Recently, I moved to an area of Portland that is supposed to be even more especially safe for transfags like myself – which is basically a white liberal’s way of saying the neighborhood has been gentrified enough to satisfy their qualifications for safety. None the less, I did know some transfolx who lived nearby and recommended the place for relative safety in travel. What a beautiful promise I was about to make myself in moving to this space! Community bikeable, enough lovely housemates to make rent somewhat achievable each month…

… And that’s the lie I told myself in preparation. I think that’s part of the homeostasis magic I play with as a “visibly trans” person. I need to know the truth about the world so I can coerce myself into going along with life though minor emotional self-deceptions:

“No one at this party is going to care that you haven’t shaved today because your face is ragged from the scraping and you can’t afford the full face of makeup it costs to completely conceal a beard.”

“If I explain my pronouns to my employer, they’ll totally be understanding and work with me on genuine mutual respect.”

“I’ll be safe getting around – look at all these ‘We accept all people’ solidarity signs (right next to signs that read: “No Public Restrooms” – what a joke)!

Important for this transfag to remember, however, is that such propelling self-deceptions don’t actually provide safety. The things that actually provide me safety are the privileges that come with being a tall white person in a city steeped in a racist history it most certainly hasn’t escaped; being housed and having community in a city that does all it can to break down the houseless and drive them out of city limits – or at least out of sight.

These intersections, however, don’t always keep a person safe. The first day I lived in this new rental home, I walked to a cannabis store. On my way back home, I was pushed around and called a faggot by a person entirely in light blue sweats – hoodie and pants – and sporting the oh-so-fashionable fascist head-shave. They started this lovely exchange by asking for a cigarette, and continued to talk to me while I walked. Eventually they started pushing my shoulder, which quickly turned to shoving and invitations to fight.

“I’m not like those faggot n****’s you’re used to fuckin’ with!” screamed the (also white) person with a clear desire to punch me over and over again. “What’re you gonna do, huh?

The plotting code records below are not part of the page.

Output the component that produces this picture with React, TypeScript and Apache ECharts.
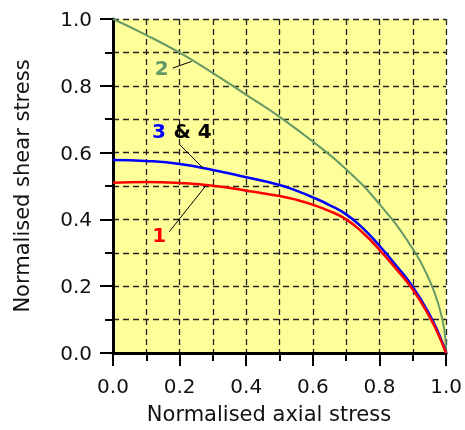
import React, { useEffect, useRef } from "react";
import * as echarts from "echarts";

// Curve 2 (green)
const curve2X = [0, 0.1, 0.2, 0.3, 0.4, 0.5, 0.6, 0.7, 0.8, 0.9, 0.95, 0.98, 0.995, 1];
const curve2Y = [1.0, 0.952, 0.899, 0.838, 0.773, 0.707, 0.633, 0.55, 0.446, 0.312, 0.218, 0.135, 0.068, 0];

// Curves 3 & 4 (blue) and 1 (red)
const curveX = [0, 0.1, 0.2, 0.3, 0.4, 0.5, 0.55, 0.6, 0.65, 0.7, 0.75, 0.8, 0.85, 0.9, 0.95, 0.98, 1];
const curve34Y = [0.578, 0.575, 0.566, 0.548, 0.526, 0.503, 0.486, 0.466, 0.443, 0.415, 0.374, 0.321, 0.262, 0.198, 0.116, 0.053, 0];
const curve1Y = [0.51, 0.512, 0.509, 0.501, 0.486, 0.47, 0.459, 0.444, 0.425, 0.4, 0.36, 0.309, 0.252, 0.19, 0.109, 0.048, 0];

const tickLabels = ["0.0", "0.2", "0.4", "0.6", "0.8", "1.0"];

const xTitle = "Normalised axial stress";
const yTitle = "Normalised shear stress";

const GREEN = "#669966";
const FONT = "DejaVu Sans";

const pairs = (xs: number[], ys: number[]) => xs.map((x, i) => [x, ys[i]]);

const labelFmt = (v: number) => tickLabels[Math.round(v / 0.2)] ?? "";

function axis(extra: any) {
  const grid = { show: true, lineStyle: { color: "#222", width: 1.3, type: [6, 4] } };
  return {
    type: "value",
    min: 0,
    max: 1,
    interval: 0.2,
    axisLine: { show: true, onZero: false, lineStyle: { color: "#000", width: 3 } },
    axisTick: { show: true, length: 13, lineStyle: { color: "#000", width: 2 } },
    minorTick: { show: true, splitNumber: 2, length: 8, lineStyle: { color: "#000", width: 2 } },
    splitLine: grid,
    minorSplitLine: grid,
    axisLabel: { fontSize: 20, fontFamily: FONT, color: "#111", formatter: labelFmt, ...extra },
  };
}

export default function App() {
  const ref = useRef<HTMLDivElement>(null);
  useEffect(() => {
    const chart = echarts.init(ref.current!, null, { renderer: "svg" });
    chart.setOption({
      animation: false,
      grid: {
        left: 113,
        top: 19,
        right: 18,
        bottom: 77,
        show: true,
        backgroundColor: "#ffff99",
        borderWidth: 0,
      },
      xAxis: axis({ margin: 23 }),
      yAxis: axis({ margin: 21 }),
      series: [
        {
          type: "line",
          data: pairs(curve2X, curve2Y),
          showSymbol: false,
          smooth: 0.5,
          lineStyle: { color: GREEN, width: 2 },
        },
        {
          type: "line",
          data: pairs(curveX, curve34Y),
          showSymbol: false,
          smooth: 0.5,
          lineStyle: { color: "#0000ff", width: 2.5 },
        },
        {
          type: "line",
          data: pairs(curveX, curve1Y),
          showSymbol: false,
          smooth: 0.5,
          lineStyle: { color: "#ff0000", width: 2.5 },
        },
      ],
    });

    const p = (x: number, y: number) => chart.convertToPixel({ gridIndex: 0 }, [x, y]) as number[];
    const bold = { fontSize: 20, fontWeight: "bold", fontFamily: FONT, align: "center", verticalAlign: "middle" };
    const label = (text: string, x: number, y: number, fill: string) => {
      const [px, py] = p(x, y);
      return { type: "text", x: px, y: py, z: 10, style: { text, fill, ...bold } };
    };
    const leader = (x1: number, y1: number, x2: number, y2: number) => {
      const [a, b] = p(x1, y1);
      const [c, d] = p(x2, y2);
      return { type: "line", z: 10, shape: { x1: a, y1: b, x2: c, y2: d }, style: { stroke: "#000", lineWidth: 1 } };
    };
    const h = chart.getHeight();
    chart.setOption({
      graphic: [
        label("2", 0.146, 0.853, GREEN),
        leader(0.179, 0.853, 0.236, 0.873),
        label("3", 0.138, 0.666, "#0000ff"),
        label("& 4", 0.239, 0.666, "#000"),
        leader(0.201, 0.623, 0.273, 0.551),
        label("1", 0.139, 0.353, "#ff0000"),
        leader(0.169, 0.363, 0.278, 0.5),
        {
          type: "text",
          x: 269,
          y: h - 16,
          style: { text: xTitle, fill: "#111", fontSize: 21, fontFamily: FONT, align: "center", verticalAlign: "middle" },
        },
        {
          type: "text",
          x: 22,
          y: 186,
          rotation: Math.PI / 2,
          style: { text: yTitle, fill: "#111", fontSize: 21, fontFamily: FONT, align: "center", verticalAlign: "middle" },
        },
      ],
    });
    return () => chart.dispose();
  }, []);
  return <div ref={ref} style={{ position: "fixed", left: 0, top: 0, width: 465, height: 430 }} />;
}
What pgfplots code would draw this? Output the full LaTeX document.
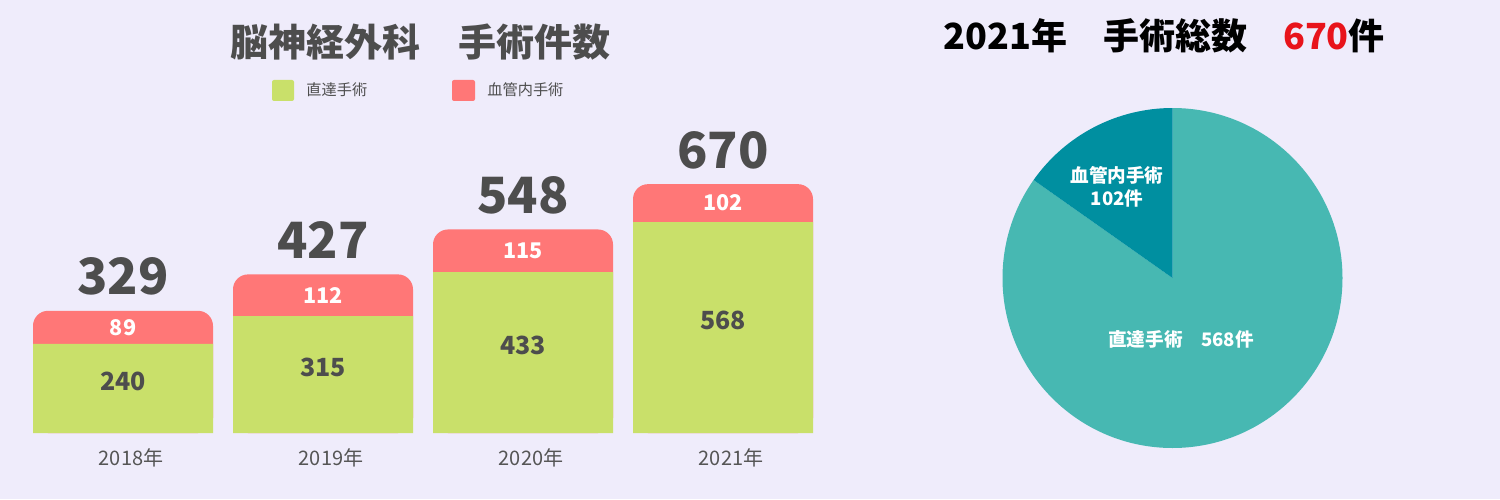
\documentclass[border=0pt]{standalone}
\usepackage{pgfplots}
\pgfplotsset{compat=1.18}
\usepackage{pgfplotstable}
\usepackage{fontspec}
\setmainfont{Noto Sans CJK JP}

\definecolor{bgcol}{RGB}{239,236,251}
\definecolor{directcol}{RGB}{201,224,106}
\definecolor{endocol}{RGB}{255,119,119}
\definecolor{piemain}{RGB}{71,184,178}
\definecolor{piedark}{RGB}{0,143,160}
\definecolor{darktext}{RGB}{77,77,77}
\definecolor{ticktext}{RGB}{85,85,85}
\definecolor{accent}{RGB}{232,20,27}

% surgery counts per year: direct (open) and endovascular
\pgfplotstableread{
x direct endo
0 240 89
1 315 112
2 433 115
3 568 102
}\surgeries

\def\pieDirect{568}
\def\pieEndo{102}

\begin{document}
\begin{tikzpicture}[x=0.5pt,y=0.5pt]
\fill[bgcol] (0,0) rectangle (1500,499);
\path[use as bounding box] (0,0) rectangle (1500,499);

% ---- stacked bar chart ----
\begin{axis}[
  at={(16.5pt,33pt)}, anchor=south west,
  scale only axis, width=390pt, height=130pt,
  xmin=-0.45, xmax=3.45, ymin=0, ymax=700,
  axis line style={draw=none},
  ytick=\empty,
  xtick={0,1,2,3},
  xticklabels={2018年,2019年,2020年,2021年},
  major tick length=0pt,
  xticklabel style={anchor=center, yshift=-12.5pt, xshift=4pt,
    font=\fontsize{10pt}{12pt}\selectfont, text=ticktext},
  /pgf/number format/assume math mode=true,
  clip=false,
]
% full-height endovascular bar with rounded top, direct part drawn over it
\addplot[ybar, bar width=90pt, fill=endocol, draw=none, rounded corners=7.5pt]
  table[x=x, y expr=\thisrow{direct}+\thisrow{endo}] {\surgeries};
\addplot[ybar, bar width=90pt, fill=directcol, draw=none]
  table[x=x, y=direct] {\surgeries};
% totals above bars
\addplot[draw=none, mark=none, nodes near coords, point meta=y,
  nodes near coords style={anchor=center, yshift=17pt, text=darktext,
    font=\fontsize{25pt}{28pt}\selectfont\bfseries}]
  table[x=x, y expr=\thisrow{direct}+\thisrow{endo}] {\surgeries};
% direct counts in the green part
\addplot[draw=none, mark=none, nodes near coords, point meta=explicit,
  nodes near coords style={anchor=center, yshift=3.7pt, text=darktext,
    font=\fontsize{12.5pt}{14pt}\selectfont\bfseries}]
  table[x=x, y expr=\thisrow{direct}/2, meta=direct] {\surgeries};
% endovascular counts, centred in the red part
\addplot[draw=none, mark=none, nodes near coords, point meta=explicit,
  nodes near coords style={anchor=center, text=white,
    font=\fontsize{10.8pt}{12pt}\selectfont\bfseries}]
  table[x=x, y expr=\thisrow{direct}+\thisrow{endo}/2, meta=endo] {\surgeries};
\end{axis}

% chart title and legend
\node[text=darktext, font=\fontsize{19pt}{22pt}\selectfont\bfseries] at (420,457) {脳神経外科　手術件数};
\fill[directcol, rounded corners=1pt] (272,398) rectangle (294,419);
\node[anchor=west, text=darktext, font=\fontsize{7.6pt}{9pt}\selectfont, inner sep=0pt] at (306,409) {直達手術};
\fill[endocol, rounded corners=1pt] (452,398) rectangle (475,419);
\node[anchor=west, text=darktext, font=\fontsize{7.6pt}{9pt}\selectfont, inner sep=0pt] at (487,409) {血管内手術};

% ---- pie chart for 2021 ----
\begin{axis}[
  at={(586.25pt,110.5pt)}, anchor=center,
  scale only axis, width=170pt, height=170pt,
  xmin=-1, xmax=1, ymin=-1, ymax=1,
  hide axis, clip=false,
]
\pgfmathsetmacro\endoAngle{\pieEndo/(\pieDirect+\pieEndo)*360}
\fill[piemain] (axis cs:0,0) -- (axis cs:0,1)
  arc[start angle=90, end angle=90-(360-\endoAngle), radius=85pt] -- cycle;
\fill[piedark] (axis cs:0,0) -- (axis cs:0,1)
  arc[start angle=90, end angle=90+\endoAngle, radius=85pt] -- cycle;
\node[text=white, font=\fontsize{9.3pt}{11pt}\selectfont\bfseries] at (axis cs:-0.326,0.606) {血管内手術};
\node[text=white, font=\fontsize{9.3pt}{11pt}\selectfont\bfseries] at (axis cs:-0.326,0.465) {\pieEndo 件};
\node[text=white, font=\fontsize{9.3pt}{11pt}\selectfont\bfseries] at (axis cs:0.05,-0.359) {直達手術　\pieDirect 件};
\end{axis}

% pie title
\node[anchor=west, inner sep=0pt, text=black, font=\fontsize{18pt}{21pt}\selectfont\bfseries] at (943,463)
  {2021年　手術総数　\textcolor{accent}{670}件};
\end{tikzpicture}
\end{document}
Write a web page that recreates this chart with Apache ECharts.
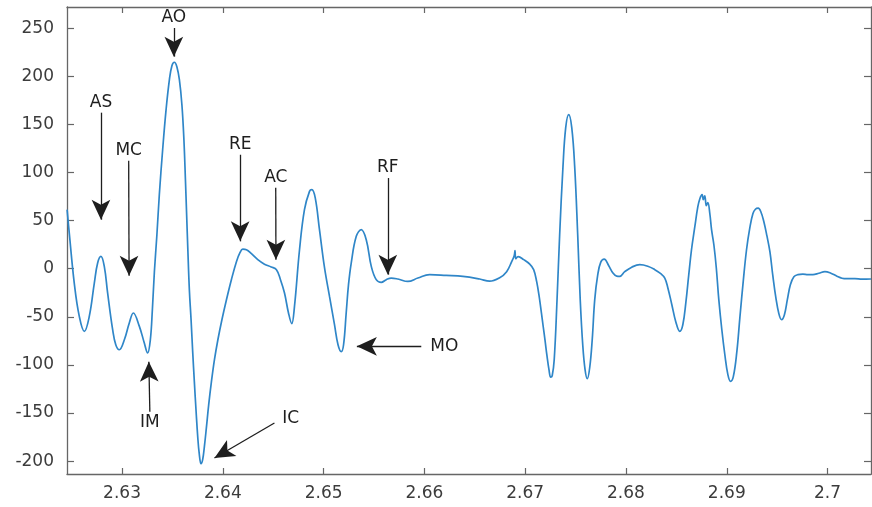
<!DOCTYPE html>
<html><head><meta charset="utf-8">
<script src="https://cdn.jsdelivr.net/npm/echarts@6/dist/echarts.min.js"></script>
<style>html,body{margin:0;padding:0;background:#fff}#c{width:872px;height:507px}</style>
</head><body><div id="c"></div>
<script>
// time (s)
const timeS = [
2.62455, 2.62477, 2.62526, 2.62576, 2.62626, 2.62675, 2.62725, 2.62758, 2.62791, 2.62824,
2.62857, 2.62907, 2.62938, 2.62973, 2.63023, 2.63072, 2.63112, 2.63172, 2.63221, 2.63254,
2.63281, 2.63301, 2.63321, 2.63346, 2.6337, 2.63403, 2.63437, 2.6347, 2.63495, 2.63519,
2.63544, 2.63569, 2.63594, 2.63614, 2.63629, 2.63641, 2.63653, 2.63668, 2.63685, 2.63701,
2.63718, 2.63735, 2.63751, 2.63766, 2.63784, 2.638, 2.63817, 2.63837, 2.6386, 2.63887,
2.63917, 2.63951, 2.63991, 2.64036, 2.64085, 2.64135, 2.6417, 2.64198, 2.64234, 2.64284,
2.64347, 2.64413, 2.6448, 2.64532, 2.64572, 2.64612, 2.64651, 2.64684, 2.64711,
2.64761, 2.6481, 2.6486, 2.64883, 2.64917, 2.64959, 2.65009, 2.65059, 2.65108, 2.65143,
2.65175, 2.65198, 2.65224, 2.65247, 2.65274, 2.65324, 2.65373, 2.65423, 2.65473, 2.65522,
2.65572, 2.65622, 2.65671, 2.65737, 2.65836, 2.65935, 2.66052, 2.66217, 2.66382, 2.66548,
2.66647, 2.66747, 2.66816, 2.66866, 2.66891, 2.66899, 2.66906, 2.6693, 2.66985, 2.67045,
2.67084, 2.67114, 2.67139, 2.67161, 2.67179, 2.67196, 2.67216, 2.67236, 2.67253, 2.67268,
2.67288, 2.67316, 2.67342, 2.67375, 2.67402, 2.67432, 2.67462, 2.67491, 2.67521, 2.67546,
2.67571, 2.67594, 2.67616, 2.6764, 2.67665, 2.6769, 2.6772, 2.6775, 2.67784, 2.67829,
2.67869, 2.67908, 2.67938, 2.67988, 2.68057, 2.68137, 2.68216, 2.68286, 2.68345, 2.68385,
2.68415, 2.68455, 2.68494, 2.68534, 2.68564, 2.68594, 2.68623, 2.6865, 2.68683, 2.68713,
2.68733, 2.68755, 2.68767, 2.68782, 2.68797, 2.68812, 2.68832, 2.68849, 2.68872, 2.68896,
2.68921, 2.68951, 2.68981, 2.69011, 2.69037, 2.69065, 2.691, 2.6913, 2.69165, 2.69196,
2.69229, 2.69259, 2.69284, 2.69312, 2.69338, 2.69368, 2.69398, 2.69428, 2.69457, 2.69487,
2.69517, 2.69544, 2.69572, 2.69601, 2.69631, 2.69666, 2.69706, 2.69755, 2.69805, 2.69855,
2.69914, 2.69974, 2.70033, 2.70093, 2.70143, 2.70192, 2.70272, 2.70341, 2.70431
];
// signal amplitude
const amplitude = [
61.3, 36.4, -14.9, -49.6, -65.1, -49.6, -14.9, 5.9, 12.8, 2.4,
-25.2, -63.4, -79, -84.2, -73.8, -56.4, -46, -59.9, -77.2, -87.6,
-73.8, -42.6, -3.1, 35.3, 76.9, 123.6, 165.2, 196.4, 210.9, 214.5,
209.9, 196.4, 170.4, 134, 92.5, 56.1, 19.7, -21.8, -53, -86.2,
-118.4, -148.6, -174.6, -192.2, -202.6, -198.4, -184.9, -165.2, -141.3, -117.4,
-94.5, -73.8, -53, -32.2, -11.4, 7.3, 16.6, 20.3, 19.7, 15.6,
9.4, 4.7, 1.8, -1, -11.4, -25.2, -45.7, -57.1, -39.2,
19.7, 61.3, 80.3, 82.1, 73.5, 40.5, 1, -29.1, -58.2, -79,
-86.2, -79, -46, -16.6, 5.9, 33.6, 40.5, 30.1, 2.4, -11.4,
-14.2, -11.4, -9.7, -10.7, -13.2, -9.7, -6.2, -7, -8, -10.7,
-13, -9.4, -3.1, 7.3, 13.5, 18.7, 10.4, 12.5, 9.4, 4.7,
-1, -13.5, -29.1, -46, -60.3, -73.8, -90.4, -104.9, -112.7, -111.2,
-94.5, -32.2, 35.3, 106.3, 146.5, 160, 146.5, 106.3, 35.3, -32.2,
-79, -104.9, -114.3, -102.9, -73.8, -32.2, -6.2, 6.8, 9.9, 3.1,
-4.2, -7.8, -8, -3.1, 1.6, 4.2, 2.6, -1, -5.2, -9.7,
-19.7, -37.4, -55.1, -65.1, -58.2, -35.3, -6.2, 19.7, 43.6, 64.4,
72.7, 76.9, 71.7, 75.8, 65.5, 68.6, 57.1, 40.5, 24.9, 1,
-32.2, -63.4, -89.4, -110.1, -117.1, -112.2, -86.2, -50.9, -11.4, 19.7,
42.6, 57.1, 61.8, 62.9, 59.2, 48.8, 34.3, 17.7, -7.3, -30.1,
-46.8, -53, -47.8, -32.2, -16.6, -8.3, -6.2, -5.7, -6.2, -6.2,
-4.7, -3.1, -4.7, -7.8, -9.9, -10.4, -10.4, -10.9, -10.7
];
const xTickValues = [2.63, 2.64, 2.65, 2.66, 2.67, 2.68, 2.69, 2.7];
const yTickValues = [-200, -150, -100, -50, 0, 50, 100, 150, 200, 250];
const xRange = [2.62454, 2.70431];
const yRange = [-213.3, 271.9];

// annotations: label, arrow tail (x,y), arrow tip (x,y)
const annLabels = ['AS', 'MC', 'AO', 'IM', 'IC', 'RE', 'AC', 'MO', 'RF'];
const annTailX = [2.62791, 2.63066, 2.63514, 2.63276, 2.64512, 2.64172, 2.64525, 2.65969, 2.65637];
const annTailY = [162.1, 112.2, 250.1, -148.6, -160.3, 118.4, 84.2, -80.7, 94.2];
const annHeadX = [2.62791, 2.6307, 2.63514, 2.63266, 2.63917, 2.64172, 2.64527, 2.6533, 2.65637];
const annHeadY = [50.9, -7.3, 220.3, -96.6, -196.7, 28.4, 9.4, -80.7, -6.2];

const FONT = 'DejaVu Sans';
const axisColor = '#666666';

const lineData = timeS.map((t, i) => [t, amplitude[i]]);
const annData = annLabels.map((name, i) => {
  const sideLabel = (name === 'MO' || name === 'IC');
  return [
    { coord: [annTailX[i], annTailY[i]], name: name,
      label: { distance: sideLabel ? 9 : 2 } },
    { coord: [annHeadX[i], annHeadY[i]] }
  ];
});

function xAx(pos, showLabel) {
  return {
    type: 'value', position: pos, min: xRange[0], max: xRange[1],
    axisLine: { show: true, onZero: false, lineStyle: { color: axisColor, width: 1.3 } },
    axisTick: { show: true, inside: true, length: 6, customValues: xTickValues,
      lineStyle: { color: axisColor, width: 1.2 } },
    axisLabel: { show: showLabel, customValues: xTickValues, margin: 11,
      fontFamily: FONT, fontSize: 17, color: '#3c3c3c' },
    splitLine: { show: false }
  };
}
function yAx(pos, showLabel) {
  return {
    type: 'value', position: pos, min: yRange[0], max: yRange[1],
    axisLine: { show: true, onZero: false, lineStyle: { color: axisColor, width: 1.3 } },
    axisTick: { show: true, inside: true, length: 7, customValues: yTickValues,
      lineStyle: { color: axisColor, width: 1.2 } },
    axisLabel: { show: showLabel, customValues: yTickValues, margin: 13,
      fontFamily: FONT, fontSize: 17, color: '#3c3c3c' },
    splitLine: { show: false }
  };
}

const chart = echarts.init(document.getElementById('c'), null, { renderer: 'canvas' });
chart.setOption({
  animation: false,
  backgroundColor: '#ffffff',
  grid: { left: 67, top: 7, right: 1, bottom: 33, containLabel: false },
  xAxis: [xAx('bottom', true), xAx('top', false)],
  yAxis: [yAx('left', true), yAx('right', false)],
  series: [{
    type: 'line',
    data: lineData,
    xAxisIndex: 0, yAxisIndex: 0,
    showSymbol: false,
    smooth: 0.4,
    clip: true,
    lineStyle: { color: '#2f86c8', width: 1.7 },
    markLine: {
      silent: true,
      animation: false,
      symbol: ['none', 'arrow'],
      symbolSize: [14, 20],
      precision: 5,
      lineStyle: { color: '#1e1e1e', width: 1.3, type: 'solid' },
      label: {
        show: true, position: 'start', formatter: '{b}',
        fontFamily: FONT, fontSize: 17, color: '#1e1e1e'
      },
      emphasis: { disabled: true },
      data: annData
    }
  }]
});
</script>
</body></html>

What’re you gonna do?!”

I was grateful to reach a crosswalk and abruptly turned to go into a grocery store. The person must have decided it wasn’t the best place to beat someone up, because they fell behind and hurled homophobic and anti-trans remarks at my back until the store door swung shut.

One of my first thoughts was relief that this happened where it did and not two blocks over, where there were significantly fewer cameras and people and thus significantly less incentive for eventual disengagement. Another reaction was pure devastation – here I had just moved to this area, and not a quarter mile from my new home I was getting assaulted on busy roads.

For about a week I was nervous about going anywhere at all without company. I’m still slightly unnerved, but conversations and reflection have helped me accept a disgruntling truth: this violence wasn’t typical of the area: it was just typical to the experience of folks who are visibly trans.

It is typical to receive street harassment, and I’d been fooling myself into thinking it wasn’t necessarily so. It is typical to exist alone in a street full of people where no one intervenes.

It is typical to have cause to be afraid and motive to tell oneself some lies.